Par ailleurs, il confie être parfois confronté à un problème d’ordre identitaire : le surnom « Ti blan » qu’on lui attribue. « Je comprends bien que cette appellation est due aux héritages historiques du colonialisme dans le pays. Au fond de moi, je suis « nèg », je ne suis pas « blan » ni « ti milat ». Quand on m’appelle ainsi, je trouve qu’on essaie de m’infliger une autre identité », explique-t-il.
Persuadé de l’impact de ses actions, il admet concilier son engagement et ses loisirs. « Je crois au mariage du loisir et du travail. J’ai le sentiment que je peux contribuer à bâtir un monde meilleur, notamment pour ceux qui sont les plus vulnérables », confie-t-il. Mais il précise : « Je regarde des séries, je suis un très grand fan de Game of Thrones, Vikings, Suits. J’appelle des amis, je sors, je passe du temps dans des restaurants, des clubs ».
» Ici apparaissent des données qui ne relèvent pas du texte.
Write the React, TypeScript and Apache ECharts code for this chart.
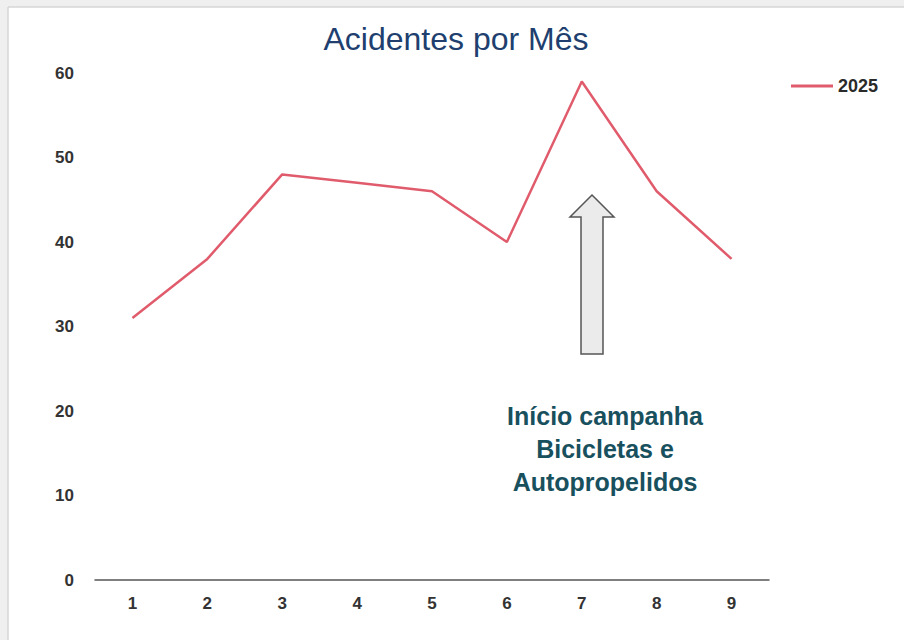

Fegens Turnier poursuit aujourd’hui ses activités en Haïti et à l’étranger. « Pour l’instant, je suis sélectionné pour un programme de recherche, mais je ne peux pas encore rendre cela public », annonce-t-il. Ambitieux, il envisage également de diversifier ses engagements. « À côté du travail social, je compte poursuivre une carrière dans les champs des politiques sociales ou encore de l’administration sociale, ainsi que dans d’autres secteurs comme la technologie, la santé et l’ESS. Je compte collaborer avec tous les secteurs possibles au cours de ma carrière : l’État, les organisations internationales, les collectivités, la société civile, l’Université », conclut-il.